The Raptors want to protect the basket, first and foremost. And Nurse trusts his point guard to make the right decision in that regard.

“He’s a very instinctual player,” Nurse said of Lowry on Friday. “A lot of plays in the game out there, there are so many things going on that are more instinctual probably than they are some unbelievable design. So, yeah, we always say ‘know your personnel and if there’s a problem, try to go fix it.’ He’s really good at that. A really good problem solver on the help defenses.”

In regard to Lowry’s help off the corner, the “know your personnel” part could apply to the player with the ball, like when he drew a charge on Jayson Tatum (an inexperienced playmaker) in a big spot back in October.

It could also apply to the player that Lowry’s leaving alone in the corner.

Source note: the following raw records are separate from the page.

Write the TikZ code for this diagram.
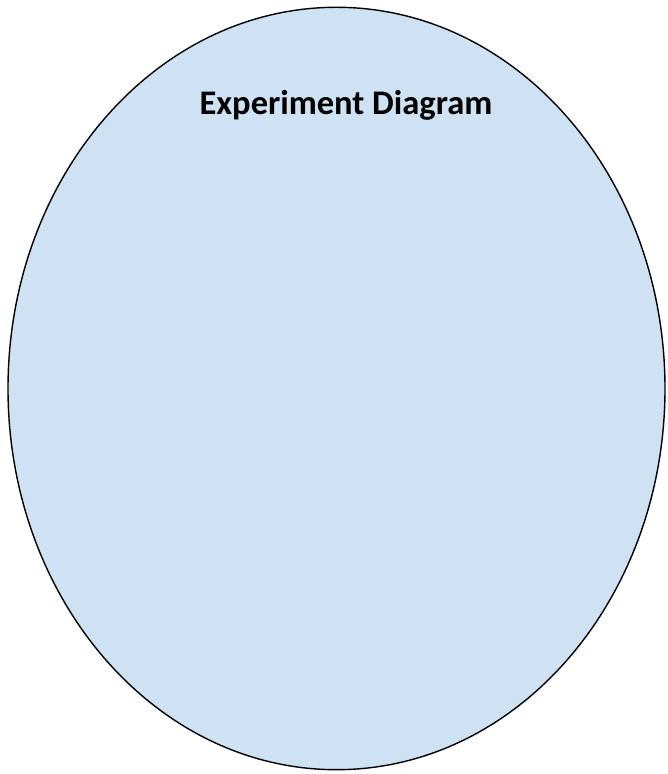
\documentclass[tikz,border=0pt]{standalone}
\usepackage{fontspec}
\setmainfont{Carlito}
\usetikzlibrary{positioning}
\definecolor{paleblue}{RGB}{207,226,243}
\tikzset{
  bowl/.style={draw=black,fill=paleblue,line width=1.4pt},
  heading/.style={font=\fontsize{34.5}{40}\selectfont\bfseries,inner sep=0pt}
}

\begin{document}
\begin{tikzpicture}[x=1pt,y=1pt]
  \useasboundingbox (0,0) rectangle (667,774);
  % outline of the experiment area
  \draw[bowl] (336.5,385.5) ellipse (328.5 and 381.2);
  \node[heading,anchor=base] (title) at (346,659) {Experiment Diagram};
\end{tikzpicture}
\end{document}
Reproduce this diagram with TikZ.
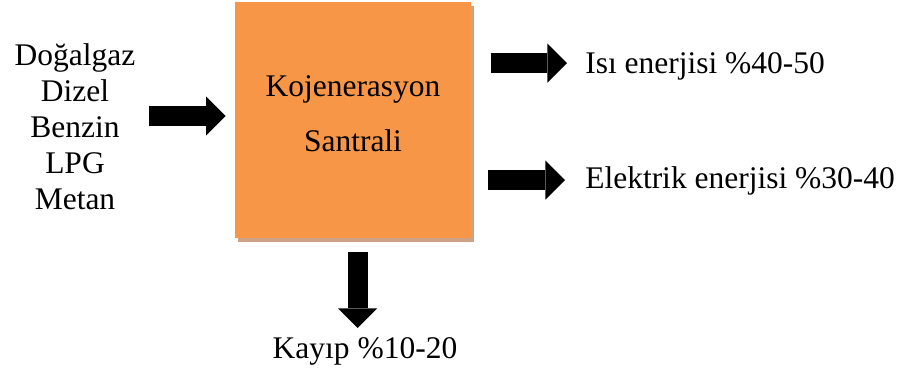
\documentclass[tikz,border=0pt]{standalone}
\usepackage{fontspec}
\setmainfont{Liberation Serif}
\usetikzlibrary{arrows.meta,shadows}
\definecolor{plantorange}{HTML}{F79646}
\definecolor{shadowtan}{HTML}{CFA285}
\begin{document}
\begin{tikzpicture}[
  every node/.style={inner sep=0pt,font=\fontsize{22.4}{25.5}\selectfont},
  plantbox/.style={fill=plantorange,minimum size=5.9cm,align=center,text depth=0.33cm,
    font=\fontsize{22.4}{39}\selectfont,
    drop shadow={shadow xshift=0.08cm,shadow yshift=-0.11cm,fill=shadowtan,opacity=1}},
  blockarrow/.style={line width=0.5cm,-{Triangle[length=0.49cm,width=0.98cm,line width=0pt]}}
]
\useasboundingbox (0,0) rectangle (22.675,-9.4);
% Draw the plant
\node[plantbox] (plant) at (8.825,-3.0) {Kojenerasyon\\Santrali};
% Draw the fuels and the outputs
\node[anchor=north,align=center] (fuels) at (1.875,-1.09) {Doğalgaz\\Dizel\\Benzin\\LPG\\Metan};
\node[anchor=base west] (heat) at (14.625,-1.825) {Isı enerjisi \%40-50};
\node[anchor=base west] (elec) at (14.625,-4.7) {Elektrik enerjisi \%30-40};
\node[anchor=base] (loss) at (9.125,-8.95) {Kayıp \%10-20};
% Draw the arrows
\coordinate (fuelout) at (3.725,-2.9);
\coordinate (heatin) at (12.275,-1.575);
\coordinate (elecin) at (12.2,-4.5);
\coordinate (lossin) at (8.94,-6.3);
\draw[blockarrow,shorten >=0.225cm] (fuelout) -- (fuelout -| plant.west);
\draw[blockarrow,shorten >=0.45cm] (heatin) -- (heatin -| heat.west);
\draw[blockarrow,shorten >=0.5cm] (elecin) -- (elecin -| elec.west);
\draw[blockarrow,shorten >=0.22cm] (lossin) -- (lossin |- loss.north);
\end{tikzpicture}
\end{document}
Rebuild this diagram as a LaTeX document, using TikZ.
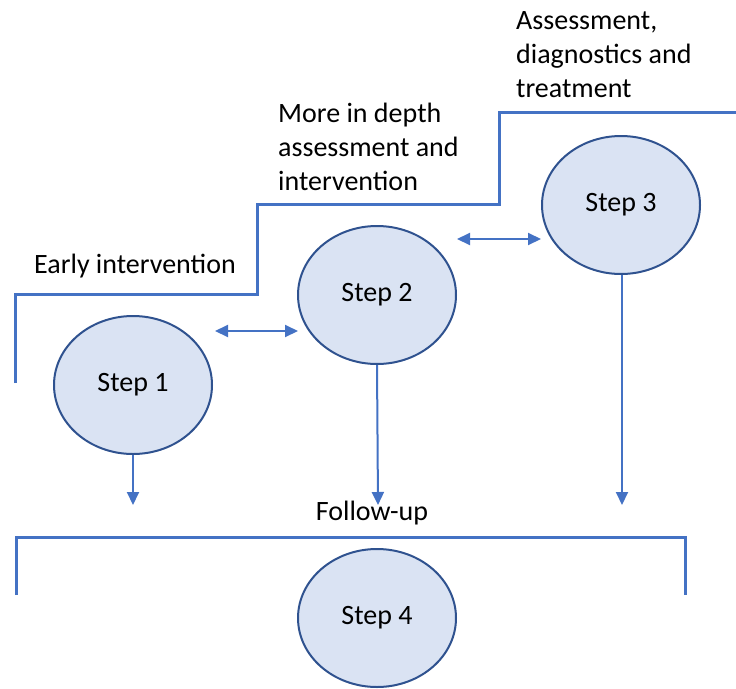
\documentclass[tikz,border=0pt]{standalone}
\usepackage{fontspec}
\setmainfont{Carlito}
\usetikzlibrary{arrows.meta,shapes.geometric}
\definecolor{lineblue}{HTML}{4472C4}
\definecolor{edgeblue}{HTML}{2F528F}
\definecolor{fillblue}{HTML}{DAE3F3}
\tikzset{
  stepnode/.style={ellipse,draw=edgeblue,fill=fillblue,line width=2pt,minimum width=158pt,minimum height=138pt,inner sep=0pt,font=\fontsize{28}{32}\selectfont},
  stair/.style={draw=lineblue,line width=3pt},
  flow/.style={draw=lineblue,line width=2pt,-{Triangle[length=13pt,width=12pt]}},
  twoway/.style={draw=lineblue,line width=2pt,{Triangle[length=13pt,width=12pt]}-{Triangle[length=13pt,width=12pt]}},
  lbl/.style={font=\fontsize{28}{34}\selectfont,align=left,inner sep=0pt}
}
\begin{document}
\begin{tikzpicture}[x=1pt,y=-1pt]
\useasboundingbox (0,0) rectangle (736,688);
% staircase
\coordinate (s0) at (15,383);
\coordinate (s1) at (15,294);
\coordinate (s2) at (257,294);
\coordinate (s3) at (257,204);
\coordinate (s4) at (499,204);
\coordinate (s5) at (499,112);
\coordinate (s6) at (736,112);
\draw[stair] (s0) -- (s1) -- (s2) -- (s3) -- (s4) -- (s5) -- (s6);
% follow-up bracket
\coordinate (b0) at (16,595);
\coordinate (b1) at (16,537);
\coordinate (b2) at (685,537);
\coordinate (b3) at (685,595);
\draw[stair] (b0) -- (b1) -- (b2) -- (b3);
% steps
\node[stepnode] (st1) at (133,385) {Step 1};
\node[stepnode] (st2) at (377,295) {Step 2};
\node[stepnode] (st3) at (621,205) {Step 3};
\node[stepnode] (st4) at (377,618) {Step 4};
% labels
\node[lbl,anchor=west] (l1) at (34,266) {Early intervention};
\node[lbl,anchor=west] (l2) at (278,147) {More in depth\\assessment and\\intervention};
\node[lbl,anchor=west] (l3) at (516,55) {Assessment,\\diagnostics and\\treatment};
\node[lbl] (l4) at (372,513) {Follow-up};
% arrow ends
\coordinate (e1) at (133,505);
\coordinate (e2) at (378,505);
\coordinate (e3) at (622,505);
\draw[flow] (st1.south) -- (e1);
\draw[flow] (st2.south) -- (e2);
\draw[flow] (st3.south -| e3) -- (e3);
\coordinate (d1a) at (215,331);
\coordinate (d1b) at (298,331);
\coordinate (d2a) at (457,239);
\coordinate (d2b) at (541,239);
\draw[twoway] (d1a) -- (d1b);
\draw[twoway] (d2a) -- (d2b);
\end{tikzpicture}
\end{document}
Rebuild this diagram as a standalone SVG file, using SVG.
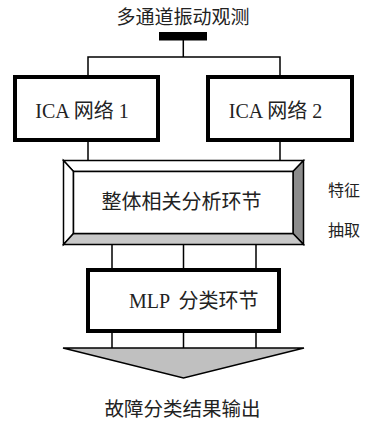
<svg xmlns="http://www.w3.org/2000/svg" width="371" height="426" viewBox="0 0 371 426">
<style>
.t{font-family:"Liberation Serif","Noto Sans CJK SC",serif;fill:#222;}
.box{fill:#fff;stroke:#000;stroke-width:4;}
.ln{stroke:#000;stroke-width:1.5;fill:none;}
.bv{stroke:#000;stroke-width:1.5;stroke-linejoin:miter;}
</style>
<rect width="371" height="426" fill="#fff"/>
<text class="t" x="183" y="23.5" font-size="19" text-anchor="middle">多通道振动观测</text>
<g id="connectors">
<rect x="159" y="32" width="48" height="8.5" fill="#000"/>
<path class="ln" d="M183.3 40 V57 M88 57 H280 M88 56.3 V77 M280 56.3 V77 M88 141 V160.5 M280 141 V160.5 M112 244.5 V268 M183.5 244.5 V268 M256 244.5 V268 M112 333 V348 M183.5 333 V348 M256 333 V348"/>
</g>
<g id="ica1">
<rect class="box" x="15" y="77" width="143" height="63"/>
<text class="t" x="82" y="117.5" font-size="20" text-anchor="middle">ICA 网络 1</text>
</g>
<g id="ica2">
<rect class="box" x="208" y="77" width="144" height="63"/>
<text class="t" x="275.5" y="117.5" font-size="20" text-anchor="middle">ICA 网络 2</text>
</g>
<g id="corr">
<polygon class="bv" fill="#fff" points="63.5,160.5 303.5,160.5 293,171.5 73.5,171.5"/>
<polygon class="bv" fill="#fff" points="63.5,160.5 73.5,171.5 73.5,233.5 63.5,244.5"/>
<polygon class="bv" fill="#8c8c8c" points="303.5,160.5 303.5,244.5 293,233.5 293,171.5"/>
<polygon class="bv" fill="#c8c8c8" points="63.5,244.5 303.5,244.5 293,233.5 73.5,233.5"/>
<rect x="73.5" y="171.5" width="219.5" height="62" fill="#fff" stroke="#000" stroke-width="1.5"/>
<text class="t" x="181.5" y="208.5" font-size="20" text-anchor="middle">整体相关分析环节</text>
</g>
<g id="feat">
<text class="t" x="328" y="196" font-size="16">特征</text>
<text class="t" x="328" y="236" font-size="16">抽取</text>
</g>
<g id="mlp">
<rect class="box" x="88" y="270" width="191" height="61"/>
<text class="t" x="129" y="308" font-size="20">MLP <tspan dx="4">分类环节</tspan></text>
</g>
<g id="output">
<polygon fill="#c0c0c0" stroke="#000" stroke-width="1.5" stroke-linejoin="miter" points="63,348 304,348 183.5,378"/>
<text class="t" x="182.5" y="416" font-size="19.5" text-anchor="middle">故障分类结果输出</text>
</g>
</svg>
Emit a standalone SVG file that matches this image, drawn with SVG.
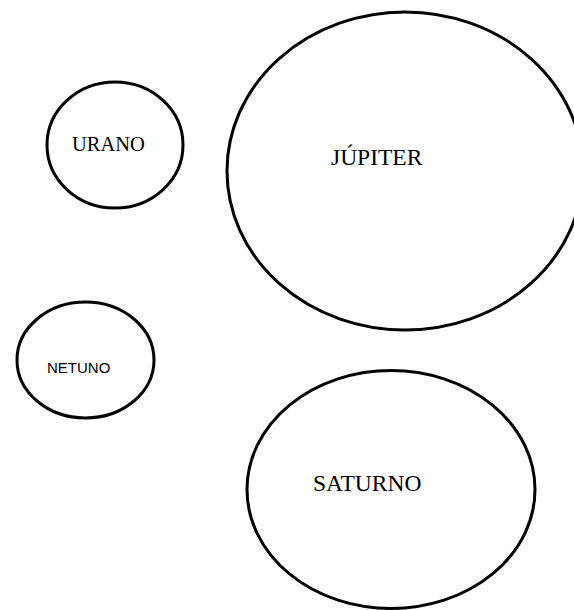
<svg xmlns="http://www.w3.org/2000/svg" width="574" height="610" viewBox="0 0 574 610">
<style>
.planet{fill:#fff;stroke:#000;stroke-width:3}
.serif{font-family:"Liberation Serif","Times New Roman",serif;fill:#000}
.sans{font-family:"Liberation Sans",Arial,sans-serif;fill:#000}
</style>
<rect width="574" height="610" fill="#fff"/>
<g id="connectors"></g>
<g id="urano">
<ellipse class="planet" cx="115" cy="145" rx="68" ry="63"/>
<text class="serif" x="72" y="151" font-size="20.5">URANO</text>
</g>
<g id="jupiter">
<ellipse class="planet" cx="405" cy="171" rx="178" ry="159"/>
<text class="serif" x="331" y="165" font-size="23.5">JÚPITER</text>
</g>
<g id="netuno">
<ellipse class="planet" cx="85.5" cy="360" rx="68.5" ry="58"/>
<text class="sans" x="47" y="373" font-size="15">NETUNO</text>
</g>
<g id="saturno">
<ellipse class="planet" cx="391" cy="489.5" rx="144" ry="119"/>
<text class="serif" x="313" y="491" font-size="23.5">SATURNO</text>
</g>
</svg>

Iguodala is a 41 percent 3-point shooter from the corners, though not the most willing player to consistently let it fly off a kick-out.

It takes more than one

With VanVleet in the game and guarding Curry, Lowry is allowed to be more of an instinctual helper. And in 21 minutes with both Lowry and VanVleet on the floor in Game 1, the Warriors scored just 40 points on 46 offensive possessions.

With the two-point-guard lineup working for the Raptors, VanVleet never checked out after entering the game in either half. He played more than 33 minutes for the third straight game (after never playing that much in any of the Raptors first 16 playoff games), and in the 25.4 minutes that both he and Curry were on the floor, he was the Raptor guarding the two-time MVP, unless there was a cross-match in transition.

That will likely be the case again in Game 2 on Sunday (8 ET, ABC). And while VanVleet is the Raptors’ best option for defending Curry, he can’t do it alone.